:: Written problem ::
Gather all lines in the entries that include the word "matplotlib".

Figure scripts
[START]

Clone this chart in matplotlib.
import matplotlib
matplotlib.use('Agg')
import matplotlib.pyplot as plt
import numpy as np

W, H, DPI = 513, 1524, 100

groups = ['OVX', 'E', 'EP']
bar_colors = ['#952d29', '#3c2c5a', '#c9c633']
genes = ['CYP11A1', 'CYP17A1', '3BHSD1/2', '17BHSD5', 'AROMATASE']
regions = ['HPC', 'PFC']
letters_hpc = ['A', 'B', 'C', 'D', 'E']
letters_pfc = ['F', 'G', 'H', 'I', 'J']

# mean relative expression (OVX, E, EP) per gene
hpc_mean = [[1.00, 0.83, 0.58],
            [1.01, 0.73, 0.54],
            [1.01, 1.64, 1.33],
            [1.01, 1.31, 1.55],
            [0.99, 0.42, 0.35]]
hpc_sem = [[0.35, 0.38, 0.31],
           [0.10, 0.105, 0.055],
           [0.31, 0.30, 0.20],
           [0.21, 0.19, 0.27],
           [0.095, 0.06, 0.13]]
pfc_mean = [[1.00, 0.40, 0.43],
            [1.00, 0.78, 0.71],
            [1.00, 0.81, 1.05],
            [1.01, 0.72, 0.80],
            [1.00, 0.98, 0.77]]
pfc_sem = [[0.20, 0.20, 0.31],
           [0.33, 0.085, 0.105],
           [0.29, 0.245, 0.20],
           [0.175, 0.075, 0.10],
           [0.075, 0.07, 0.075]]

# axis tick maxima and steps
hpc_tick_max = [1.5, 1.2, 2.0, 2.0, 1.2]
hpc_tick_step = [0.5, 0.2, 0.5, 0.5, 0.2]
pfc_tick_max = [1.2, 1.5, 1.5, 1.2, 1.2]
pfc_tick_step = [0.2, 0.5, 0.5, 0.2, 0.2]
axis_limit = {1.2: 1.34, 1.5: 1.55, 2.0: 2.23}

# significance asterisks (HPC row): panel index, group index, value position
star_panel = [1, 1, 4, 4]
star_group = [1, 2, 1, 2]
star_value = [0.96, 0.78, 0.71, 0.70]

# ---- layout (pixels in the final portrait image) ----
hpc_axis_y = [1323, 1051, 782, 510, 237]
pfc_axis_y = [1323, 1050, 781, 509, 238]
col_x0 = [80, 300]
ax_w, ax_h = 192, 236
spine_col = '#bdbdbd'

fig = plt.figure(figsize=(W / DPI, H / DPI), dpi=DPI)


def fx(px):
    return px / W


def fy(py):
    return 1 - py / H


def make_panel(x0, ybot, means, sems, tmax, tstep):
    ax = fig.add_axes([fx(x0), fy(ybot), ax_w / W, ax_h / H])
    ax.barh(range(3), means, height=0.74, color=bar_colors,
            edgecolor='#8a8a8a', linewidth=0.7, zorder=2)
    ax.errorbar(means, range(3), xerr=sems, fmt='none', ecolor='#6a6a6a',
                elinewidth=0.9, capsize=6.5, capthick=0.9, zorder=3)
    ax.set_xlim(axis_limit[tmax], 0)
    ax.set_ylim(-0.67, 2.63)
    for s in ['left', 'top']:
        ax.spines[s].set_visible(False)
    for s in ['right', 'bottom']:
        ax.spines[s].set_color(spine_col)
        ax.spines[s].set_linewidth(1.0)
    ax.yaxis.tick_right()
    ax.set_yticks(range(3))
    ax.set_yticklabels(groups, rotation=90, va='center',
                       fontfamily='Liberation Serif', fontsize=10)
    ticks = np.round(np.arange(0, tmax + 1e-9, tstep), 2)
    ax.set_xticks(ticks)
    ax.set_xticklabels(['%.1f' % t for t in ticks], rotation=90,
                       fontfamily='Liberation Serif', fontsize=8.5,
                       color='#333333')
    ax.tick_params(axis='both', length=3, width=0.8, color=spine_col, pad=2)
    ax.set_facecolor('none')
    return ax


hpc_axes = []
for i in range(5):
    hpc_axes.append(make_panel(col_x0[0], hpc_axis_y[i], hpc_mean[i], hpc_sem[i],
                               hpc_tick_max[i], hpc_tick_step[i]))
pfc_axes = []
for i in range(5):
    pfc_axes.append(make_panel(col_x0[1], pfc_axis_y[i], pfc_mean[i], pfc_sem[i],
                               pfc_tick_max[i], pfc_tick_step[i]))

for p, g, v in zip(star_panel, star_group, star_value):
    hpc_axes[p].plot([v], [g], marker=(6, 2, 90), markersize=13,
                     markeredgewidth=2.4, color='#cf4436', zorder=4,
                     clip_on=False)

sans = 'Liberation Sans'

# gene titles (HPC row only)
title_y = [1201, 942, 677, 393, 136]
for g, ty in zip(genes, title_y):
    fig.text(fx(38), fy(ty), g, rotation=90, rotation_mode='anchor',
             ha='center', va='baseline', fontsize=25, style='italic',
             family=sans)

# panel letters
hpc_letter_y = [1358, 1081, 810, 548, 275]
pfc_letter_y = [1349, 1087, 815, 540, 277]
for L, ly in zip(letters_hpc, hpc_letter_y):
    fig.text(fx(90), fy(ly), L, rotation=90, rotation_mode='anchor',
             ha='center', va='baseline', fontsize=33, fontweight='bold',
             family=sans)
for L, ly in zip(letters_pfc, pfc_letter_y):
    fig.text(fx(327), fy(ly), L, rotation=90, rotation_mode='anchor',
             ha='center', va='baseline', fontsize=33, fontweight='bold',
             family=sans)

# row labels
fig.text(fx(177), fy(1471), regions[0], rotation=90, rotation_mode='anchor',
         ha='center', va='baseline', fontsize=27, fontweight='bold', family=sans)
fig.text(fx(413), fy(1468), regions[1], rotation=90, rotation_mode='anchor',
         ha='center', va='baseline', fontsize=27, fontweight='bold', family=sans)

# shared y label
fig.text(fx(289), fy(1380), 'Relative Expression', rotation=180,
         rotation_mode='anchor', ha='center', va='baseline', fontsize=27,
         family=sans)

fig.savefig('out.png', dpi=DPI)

[END]
[START]

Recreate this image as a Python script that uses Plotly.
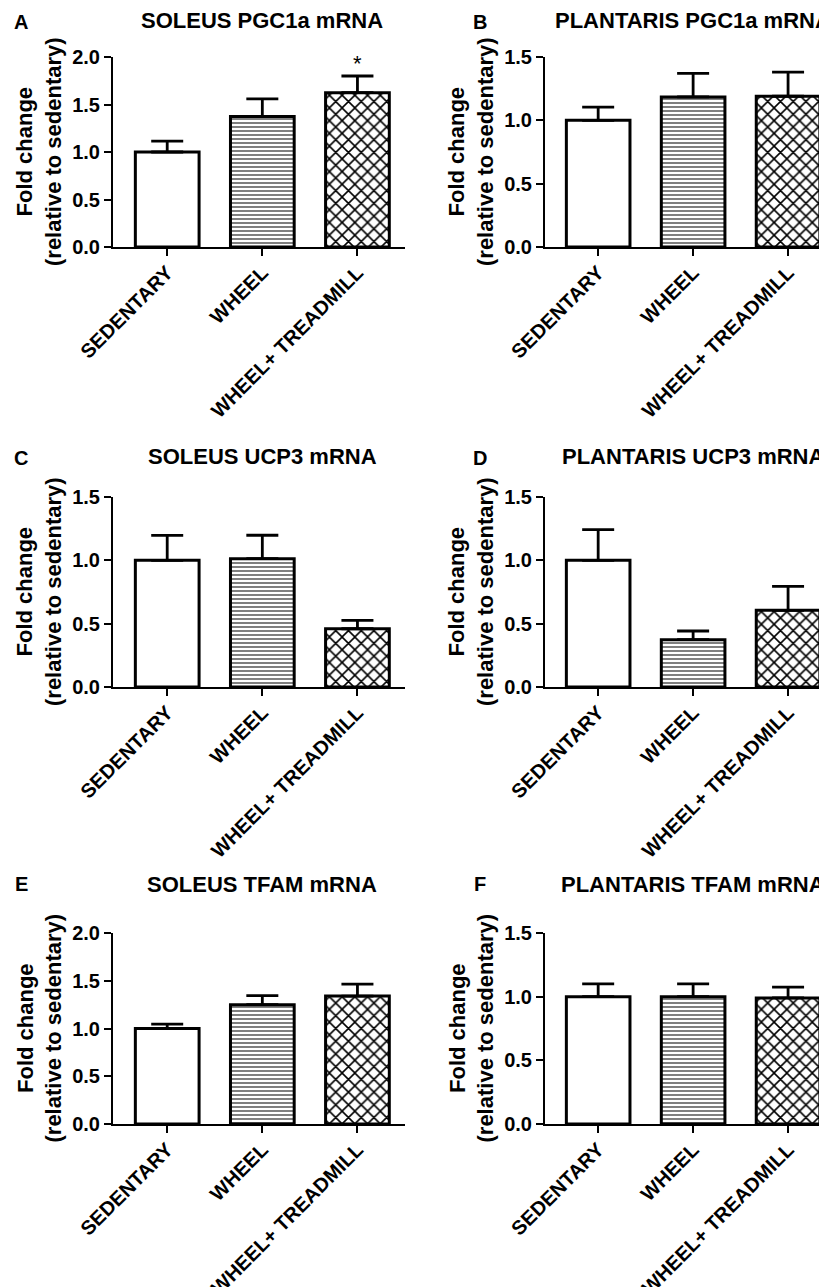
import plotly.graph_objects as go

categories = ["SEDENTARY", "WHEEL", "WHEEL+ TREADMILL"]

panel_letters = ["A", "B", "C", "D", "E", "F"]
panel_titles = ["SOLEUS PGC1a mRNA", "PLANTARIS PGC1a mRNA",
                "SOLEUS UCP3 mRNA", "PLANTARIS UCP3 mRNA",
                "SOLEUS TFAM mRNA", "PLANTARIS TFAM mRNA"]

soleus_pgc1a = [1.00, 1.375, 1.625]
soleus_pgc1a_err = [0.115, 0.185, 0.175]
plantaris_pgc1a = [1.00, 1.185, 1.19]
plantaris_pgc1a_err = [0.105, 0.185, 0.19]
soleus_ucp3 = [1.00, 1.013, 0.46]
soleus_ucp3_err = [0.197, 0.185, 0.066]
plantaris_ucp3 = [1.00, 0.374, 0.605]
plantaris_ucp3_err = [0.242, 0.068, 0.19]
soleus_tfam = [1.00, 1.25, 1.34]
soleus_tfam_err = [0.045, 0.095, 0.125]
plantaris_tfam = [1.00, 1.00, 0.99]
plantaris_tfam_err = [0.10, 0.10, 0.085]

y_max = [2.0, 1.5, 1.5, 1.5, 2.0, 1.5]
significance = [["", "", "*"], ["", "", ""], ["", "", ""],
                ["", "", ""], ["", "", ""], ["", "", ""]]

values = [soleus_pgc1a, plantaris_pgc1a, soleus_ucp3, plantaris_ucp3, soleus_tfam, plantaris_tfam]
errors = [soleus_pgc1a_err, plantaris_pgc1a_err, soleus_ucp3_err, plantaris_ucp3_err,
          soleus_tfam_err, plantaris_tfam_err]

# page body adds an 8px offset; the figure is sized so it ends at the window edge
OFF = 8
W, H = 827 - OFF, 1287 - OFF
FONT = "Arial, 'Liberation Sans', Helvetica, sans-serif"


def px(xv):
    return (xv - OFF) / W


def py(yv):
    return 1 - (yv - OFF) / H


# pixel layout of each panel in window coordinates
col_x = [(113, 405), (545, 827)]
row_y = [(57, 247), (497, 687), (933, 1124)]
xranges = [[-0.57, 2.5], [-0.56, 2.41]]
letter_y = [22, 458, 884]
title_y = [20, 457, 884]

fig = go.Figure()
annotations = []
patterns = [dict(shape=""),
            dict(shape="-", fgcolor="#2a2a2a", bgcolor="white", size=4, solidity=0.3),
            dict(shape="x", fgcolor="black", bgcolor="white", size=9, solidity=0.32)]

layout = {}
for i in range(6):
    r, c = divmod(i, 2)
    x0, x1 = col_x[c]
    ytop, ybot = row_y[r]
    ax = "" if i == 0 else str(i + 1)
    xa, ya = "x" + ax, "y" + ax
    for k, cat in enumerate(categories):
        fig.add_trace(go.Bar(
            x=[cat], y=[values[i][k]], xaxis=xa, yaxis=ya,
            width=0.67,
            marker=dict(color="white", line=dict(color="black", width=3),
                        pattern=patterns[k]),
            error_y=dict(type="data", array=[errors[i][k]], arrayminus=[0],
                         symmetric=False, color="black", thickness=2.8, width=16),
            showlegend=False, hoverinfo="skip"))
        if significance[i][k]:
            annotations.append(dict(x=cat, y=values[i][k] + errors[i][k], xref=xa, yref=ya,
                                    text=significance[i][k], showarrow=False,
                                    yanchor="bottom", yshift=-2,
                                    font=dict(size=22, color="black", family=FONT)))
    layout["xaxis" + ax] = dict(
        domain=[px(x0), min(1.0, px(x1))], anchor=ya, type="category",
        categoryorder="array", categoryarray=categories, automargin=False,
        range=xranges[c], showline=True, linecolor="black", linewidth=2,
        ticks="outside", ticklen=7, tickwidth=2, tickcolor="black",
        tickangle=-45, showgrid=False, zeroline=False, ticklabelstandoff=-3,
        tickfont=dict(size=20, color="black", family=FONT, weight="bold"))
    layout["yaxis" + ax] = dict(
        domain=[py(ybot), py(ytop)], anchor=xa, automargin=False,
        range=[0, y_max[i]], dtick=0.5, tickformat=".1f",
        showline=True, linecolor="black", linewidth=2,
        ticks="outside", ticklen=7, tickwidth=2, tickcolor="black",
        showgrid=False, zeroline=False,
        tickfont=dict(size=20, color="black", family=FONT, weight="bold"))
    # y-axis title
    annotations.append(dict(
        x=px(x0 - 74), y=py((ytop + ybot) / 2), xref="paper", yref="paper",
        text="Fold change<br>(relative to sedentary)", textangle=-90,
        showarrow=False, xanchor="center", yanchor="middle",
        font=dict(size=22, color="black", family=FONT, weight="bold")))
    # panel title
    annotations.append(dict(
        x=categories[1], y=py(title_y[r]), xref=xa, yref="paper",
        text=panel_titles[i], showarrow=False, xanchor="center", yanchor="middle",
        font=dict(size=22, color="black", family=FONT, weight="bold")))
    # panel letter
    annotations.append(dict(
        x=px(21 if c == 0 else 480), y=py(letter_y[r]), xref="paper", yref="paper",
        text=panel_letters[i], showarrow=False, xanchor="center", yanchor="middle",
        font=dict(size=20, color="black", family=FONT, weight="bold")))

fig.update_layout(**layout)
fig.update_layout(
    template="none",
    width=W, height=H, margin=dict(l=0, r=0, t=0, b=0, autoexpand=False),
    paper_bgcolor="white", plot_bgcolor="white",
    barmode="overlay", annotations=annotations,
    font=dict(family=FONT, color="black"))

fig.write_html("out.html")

[END]
[START]

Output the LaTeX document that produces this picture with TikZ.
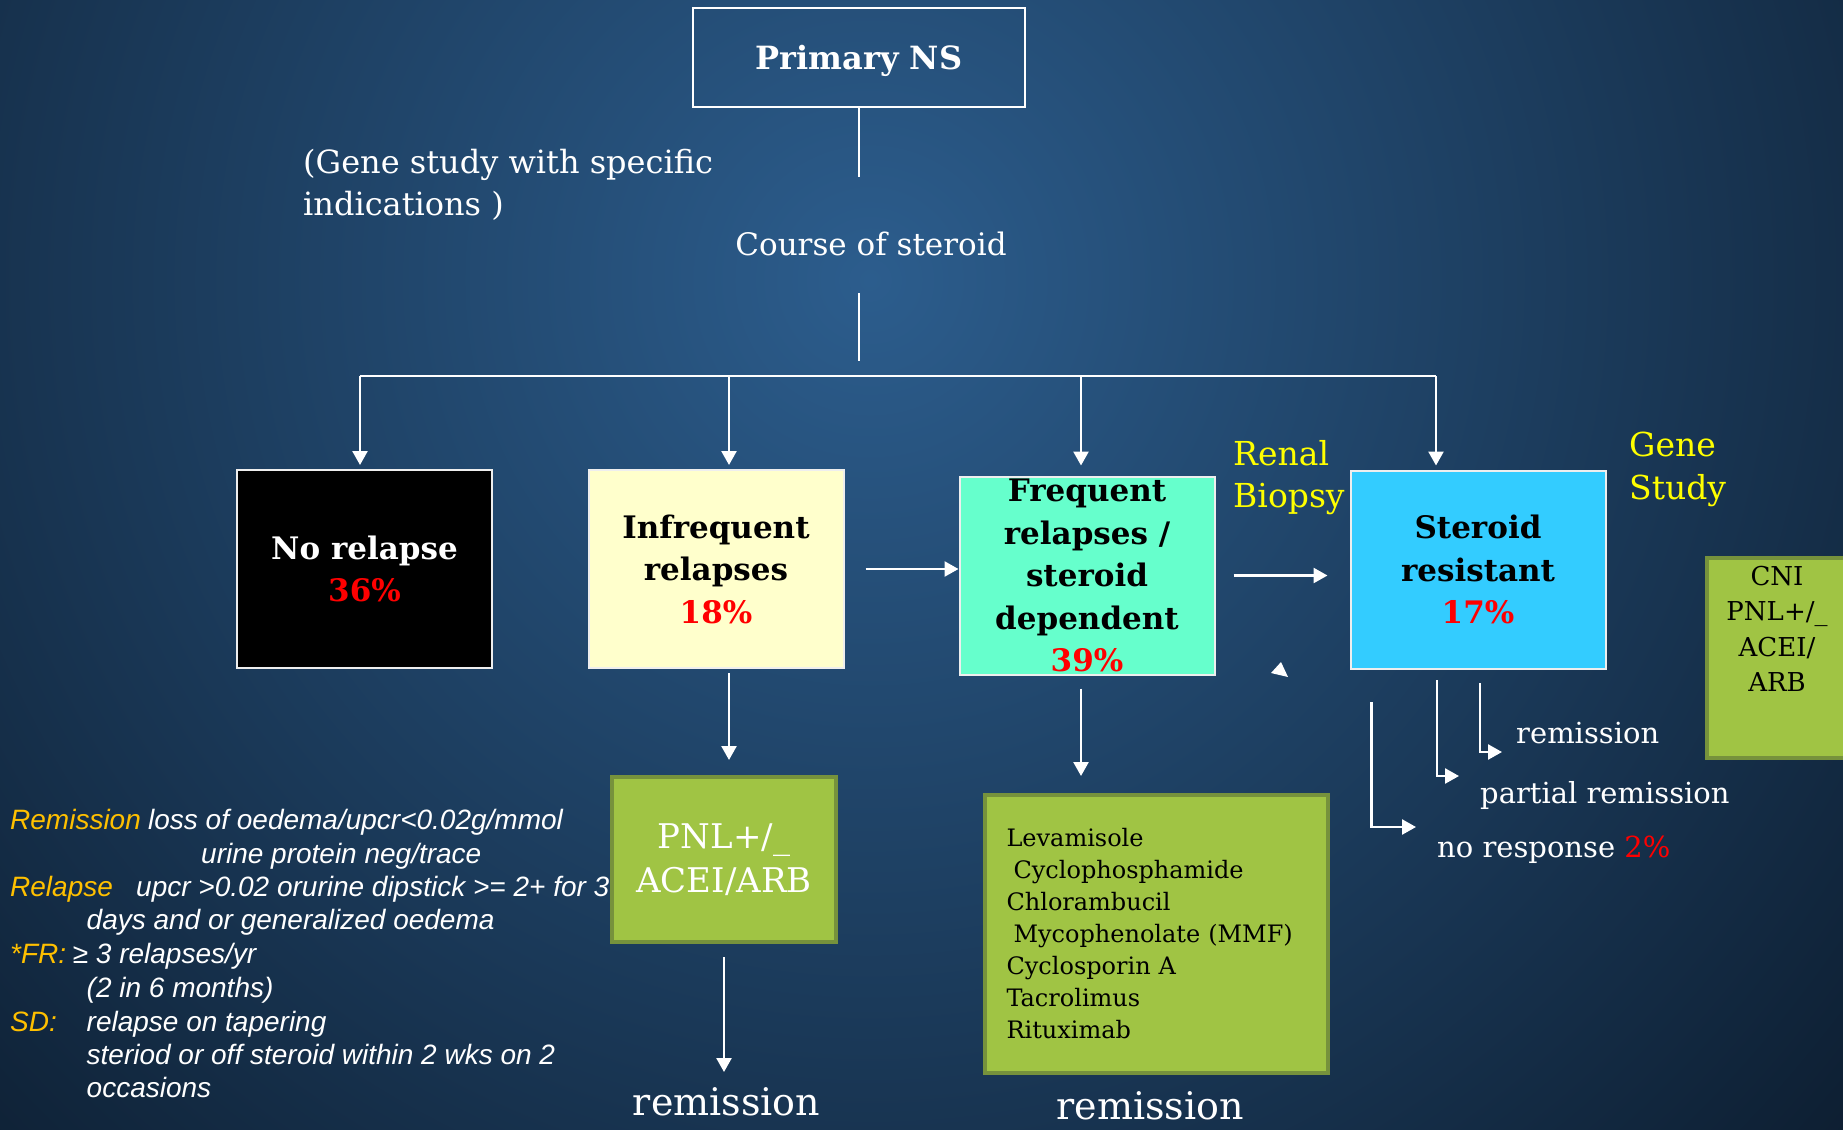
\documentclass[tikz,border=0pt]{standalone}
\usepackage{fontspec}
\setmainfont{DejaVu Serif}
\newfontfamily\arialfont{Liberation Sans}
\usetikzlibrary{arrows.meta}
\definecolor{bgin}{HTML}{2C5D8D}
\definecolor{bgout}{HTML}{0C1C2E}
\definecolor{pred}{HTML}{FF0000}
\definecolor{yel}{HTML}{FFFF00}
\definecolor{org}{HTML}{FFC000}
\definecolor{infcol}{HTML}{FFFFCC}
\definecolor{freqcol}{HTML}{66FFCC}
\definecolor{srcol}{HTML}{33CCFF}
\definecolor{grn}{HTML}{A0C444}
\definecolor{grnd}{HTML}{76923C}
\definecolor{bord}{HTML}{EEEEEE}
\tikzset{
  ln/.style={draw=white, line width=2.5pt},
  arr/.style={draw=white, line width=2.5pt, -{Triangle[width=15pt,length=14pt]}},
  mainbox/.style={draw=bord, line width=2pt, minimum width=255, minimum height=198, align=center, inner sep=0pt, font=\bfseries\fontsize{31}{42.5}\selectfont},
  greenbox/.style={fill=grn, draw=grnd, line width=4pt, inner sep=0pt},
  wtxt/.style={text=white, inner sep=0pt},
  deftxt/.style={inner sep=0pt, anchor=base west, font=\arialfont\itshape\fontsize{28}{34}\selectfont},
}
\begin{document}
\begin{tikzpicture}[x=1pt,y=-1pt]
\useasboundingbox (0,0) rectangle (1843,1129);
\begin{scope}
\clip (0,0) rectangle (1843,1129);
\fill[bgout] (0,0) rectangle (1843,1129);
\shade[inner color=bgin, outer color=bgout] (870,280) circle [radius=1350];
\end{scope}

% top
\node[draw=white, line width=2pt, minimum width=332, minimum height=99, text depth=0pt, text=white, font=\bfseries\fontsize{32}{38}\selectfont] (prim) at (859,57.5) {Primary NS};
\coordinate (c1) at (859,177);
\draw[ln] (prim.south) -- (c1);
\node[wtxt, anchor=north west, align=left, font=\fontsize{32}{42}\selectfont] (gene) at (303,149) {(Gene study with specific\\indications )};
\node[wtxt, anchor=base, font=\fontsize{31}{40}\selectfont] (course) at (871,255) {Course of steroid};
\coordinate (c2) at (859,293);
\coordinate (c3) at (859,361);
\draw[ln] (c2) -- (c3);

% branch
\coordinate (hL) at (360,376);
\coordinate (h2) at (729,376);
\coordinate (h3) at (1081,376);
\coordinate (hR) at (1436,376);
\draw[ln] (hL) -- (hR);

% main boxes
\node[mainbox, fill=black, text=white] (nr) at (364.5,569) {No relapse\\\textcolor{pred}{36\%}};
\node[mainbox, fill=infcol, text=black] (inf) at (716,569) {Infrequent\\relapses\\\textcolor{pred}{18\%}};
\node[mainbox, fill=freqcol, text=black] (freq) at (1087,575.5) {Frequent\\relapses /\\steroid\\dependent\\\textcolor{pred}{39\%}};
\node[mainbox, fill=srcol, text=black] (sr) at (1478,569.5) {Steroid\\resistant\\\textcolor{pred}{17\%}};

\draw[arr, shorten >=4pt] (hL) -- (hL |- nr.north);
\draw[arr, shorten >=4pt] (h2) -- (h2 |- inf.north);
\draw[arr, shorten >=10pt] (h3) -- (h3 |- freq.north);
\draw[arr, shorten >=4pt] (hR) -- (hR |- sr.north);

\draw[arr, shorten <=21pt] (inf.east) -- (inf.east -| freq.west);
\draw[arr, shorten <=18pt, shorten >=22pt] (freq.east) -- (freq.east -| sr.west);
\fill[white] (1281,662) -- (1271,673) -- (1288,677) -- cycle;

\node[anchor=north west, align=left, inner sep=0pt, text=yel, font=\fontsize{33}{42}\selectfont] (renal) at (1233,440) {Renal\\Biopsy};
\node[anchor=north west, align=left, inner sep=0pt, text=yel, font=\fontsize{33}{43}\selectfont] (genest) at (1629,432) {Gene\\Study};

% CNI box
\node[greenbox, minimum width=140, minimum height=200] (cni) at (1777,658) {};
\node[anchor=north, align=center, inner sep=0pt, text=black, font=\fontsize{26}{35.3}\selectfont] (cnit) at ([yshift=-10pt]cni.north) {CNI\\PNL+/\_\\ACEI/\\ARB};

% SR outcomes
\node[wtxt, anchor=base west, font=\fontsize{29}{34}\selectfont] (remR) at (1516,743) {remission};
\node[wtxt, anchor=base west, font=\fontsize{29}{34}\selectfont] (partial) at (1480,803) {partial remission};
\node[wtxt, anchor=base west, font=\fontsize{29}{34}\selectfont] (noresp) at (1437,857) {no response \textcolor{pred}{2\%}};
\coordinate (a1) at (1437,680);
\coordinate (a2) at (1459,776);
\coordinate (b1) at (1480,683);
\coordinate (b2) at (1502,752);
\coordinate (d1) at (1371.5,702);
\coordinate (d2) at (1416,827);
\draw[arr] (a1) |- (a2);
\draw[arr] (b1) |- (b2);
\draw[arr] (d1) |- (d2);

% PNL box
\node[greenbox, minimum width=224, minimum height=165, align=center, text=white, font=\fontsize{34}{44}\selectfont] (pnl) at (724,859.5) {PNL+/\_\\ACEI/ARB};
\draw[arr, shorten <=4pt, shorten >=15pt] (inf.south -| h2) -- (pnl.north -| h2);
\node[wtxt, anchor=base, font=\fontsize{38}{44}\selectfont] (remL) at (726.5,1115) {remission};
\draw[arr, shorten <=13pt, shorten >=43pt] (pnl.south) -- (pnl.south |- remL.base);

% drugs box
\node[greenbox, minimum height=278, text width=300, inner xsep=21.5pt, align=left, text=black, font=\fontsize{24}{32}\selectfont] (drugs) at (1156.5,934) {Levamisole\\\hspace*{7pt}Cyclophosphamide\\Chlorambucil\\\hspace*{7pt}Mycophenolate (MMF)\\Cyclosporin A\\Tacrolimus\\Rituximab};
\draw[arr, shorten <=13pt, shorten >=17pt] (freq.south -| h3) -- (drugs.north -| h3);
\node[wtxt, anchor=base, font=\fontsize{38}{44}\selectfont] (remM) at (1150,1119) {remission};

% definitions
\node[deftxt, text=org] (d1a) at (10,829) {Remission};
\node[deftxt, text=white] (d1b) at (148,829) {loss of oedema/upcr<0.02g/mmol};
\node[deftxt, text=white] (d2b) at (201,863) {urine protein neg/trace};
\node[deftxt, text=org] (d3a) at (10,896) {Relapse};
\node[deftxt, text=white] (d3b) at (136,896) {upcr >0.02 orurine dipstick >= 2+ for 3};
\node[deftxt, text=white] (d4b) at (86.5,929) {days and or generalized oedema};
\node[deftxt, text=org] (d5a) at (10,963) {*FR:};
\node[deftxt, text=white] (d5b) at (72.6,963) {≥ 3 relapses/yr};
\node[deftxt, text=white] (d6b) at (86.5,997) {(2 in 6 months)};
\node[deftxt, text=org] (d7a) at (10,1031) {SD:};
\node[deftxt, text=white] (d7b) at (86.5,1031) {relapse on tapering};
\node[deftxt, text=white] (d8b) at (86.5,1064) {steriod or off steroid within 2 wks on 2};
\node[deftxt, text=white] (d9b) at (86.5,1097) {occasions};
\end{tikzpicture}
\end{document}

[END]

:: The completed task ::
Clone this chart in matplotlib.
import matplotlib
matplotlib.use('Agg')
import matplotlib.pyplot as plt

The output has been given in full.